Authored By: Melville Alexander Thomas
Year of Publication: 2020
|Pages: 174||Binding: Hardback(HB)|
|Price in Rs. 556.50||Price in (USA) $. 44.52|
Meaning in International Laws is the theoretical and practical development of international law within its historical, cultural and philosophical context, to establish the distinctive contribution of each period to the historical and dialectical continuity of 2500 years of Western Legal science. It explores how philosophers and jurists, inspired and motivated by “natural law” theories of justice attempted to constrain warring states and arbitrary rulers. Many jurists since the Second World War have tried to remove the contradiction that emerged between nation-state sovereignty and universal human rights without nullifying the former or compromising the latter.The author concludes that without a reformulated “natural law theory” modern jurisprudence will not be able to move beyond the limitations of the statist paradigm to the final objective: a “Law of Nations” respectful of the rights and independence of all nations, whilst providing a guardian of the rights and liberty of a universal humanity.

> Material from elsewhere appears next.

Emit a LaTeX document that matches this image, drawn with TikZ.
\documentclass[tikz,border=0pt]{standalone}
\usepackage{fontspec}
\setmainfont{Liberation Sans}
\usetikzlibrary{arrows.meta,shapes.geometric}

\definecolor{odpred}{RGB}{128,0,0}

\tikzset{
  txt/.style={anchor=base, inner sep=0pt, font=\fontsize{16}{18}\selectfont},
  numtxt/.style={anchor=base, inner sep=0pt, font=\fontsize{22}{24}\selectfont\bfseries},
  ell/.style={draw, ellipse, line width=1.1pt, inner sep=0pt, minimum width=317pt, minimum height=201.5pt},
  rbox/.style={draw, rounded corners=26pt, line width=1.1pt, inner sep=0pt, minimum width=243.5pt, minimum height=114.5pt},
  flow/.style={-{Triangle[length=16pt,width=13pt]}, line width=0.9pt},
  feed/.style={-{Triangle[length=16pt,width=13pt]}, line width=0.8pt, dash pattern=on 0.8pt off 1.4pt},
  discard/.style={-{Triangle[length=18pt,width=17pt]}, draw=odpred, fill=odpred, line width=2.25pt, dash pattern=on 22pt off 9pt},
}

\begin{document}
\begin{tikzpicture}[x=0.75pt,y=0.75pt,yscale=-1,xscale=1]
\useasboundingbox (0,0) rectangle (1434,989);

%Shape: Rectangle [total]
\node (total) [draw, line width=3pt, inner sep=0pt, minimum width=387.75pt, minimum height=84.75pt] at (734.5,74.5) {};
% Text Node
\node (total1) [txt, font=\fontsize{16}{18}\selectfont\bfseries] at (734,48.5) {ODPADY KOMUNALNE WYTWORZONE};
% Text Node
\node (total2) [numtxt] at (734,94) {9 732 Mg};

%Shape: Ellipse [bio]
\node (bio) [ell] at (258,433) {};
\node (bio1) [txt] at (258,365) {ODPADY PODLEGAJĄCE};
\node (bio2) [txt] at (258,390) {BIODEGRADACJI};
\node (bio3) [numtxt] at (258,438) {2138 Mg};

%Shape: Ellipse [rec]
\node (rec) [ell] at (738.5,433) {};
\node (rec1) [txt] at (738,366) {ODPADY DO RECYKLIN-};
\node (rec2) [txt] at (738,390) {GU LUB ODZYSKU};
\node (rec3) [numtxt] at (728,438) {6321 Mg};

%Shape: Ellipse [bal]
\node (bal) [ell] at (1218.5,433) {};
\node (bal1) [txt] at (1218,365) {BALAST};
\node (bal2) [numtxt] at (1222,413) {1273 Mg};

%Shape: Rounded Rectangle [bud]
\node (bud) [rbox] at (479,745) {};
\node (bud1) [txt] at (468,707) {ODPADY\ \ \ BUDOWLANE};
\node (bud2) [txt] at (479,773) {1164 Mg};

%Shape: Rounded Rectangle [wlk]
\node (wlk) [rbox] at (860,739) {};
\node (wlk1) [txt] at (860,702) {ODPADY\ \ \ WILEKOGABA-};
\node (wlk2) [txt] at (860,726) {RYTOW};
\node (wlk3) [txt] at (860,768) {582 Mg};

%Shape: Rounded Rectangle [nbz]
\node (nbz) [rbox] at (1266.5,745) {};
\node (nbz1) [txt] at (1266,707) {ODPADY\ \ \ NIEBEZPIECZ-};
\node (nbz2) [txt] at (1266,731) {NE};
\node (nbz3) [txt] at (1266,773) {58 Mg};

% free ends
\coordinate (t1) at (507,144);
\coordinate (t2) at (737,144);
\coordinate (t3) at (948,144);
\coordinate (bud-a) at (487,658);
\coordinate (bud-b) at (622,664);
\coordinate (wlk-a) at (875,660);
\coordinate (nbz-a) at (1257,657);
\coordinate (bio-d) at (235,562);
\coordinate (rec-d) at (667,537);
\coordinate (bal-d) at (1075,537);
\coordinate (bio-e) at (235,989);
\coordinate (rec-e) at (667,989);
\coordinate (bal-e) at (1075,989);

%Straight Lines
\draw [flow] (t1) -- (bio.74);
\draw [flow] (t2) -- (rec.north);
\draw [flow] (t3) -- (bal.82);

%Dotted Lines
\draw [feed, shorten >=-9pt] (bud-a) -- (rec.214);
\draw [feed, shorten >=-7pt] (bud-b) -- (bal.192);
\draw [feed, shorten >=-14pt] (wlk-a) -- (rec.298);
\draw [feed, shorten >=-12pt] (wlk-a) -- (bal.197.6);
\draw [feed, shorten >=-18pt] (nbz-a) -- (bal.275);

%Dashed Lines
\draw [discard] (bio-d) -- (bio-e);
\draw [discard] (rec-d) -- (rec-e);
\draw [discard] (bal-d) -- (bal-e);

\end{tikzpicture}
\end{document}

Assistant Professor Melville Thomas graduated from The University of Western Australia with a Bachelor of Arts (History) and a Bachelor of Laws in 1996 and a Master of Laws by Research in 2002. Currently, Melville is the Program Coordinator of the Indigenous Knowledge, History and Heritage Major where he teaches Indigenous history to first and third year Bachelor of Arts students at UWA. In 2020 Melville was elected as a Senior Fellow of the Higher Education Academy for his contribution to the discipline of Indigenous studies.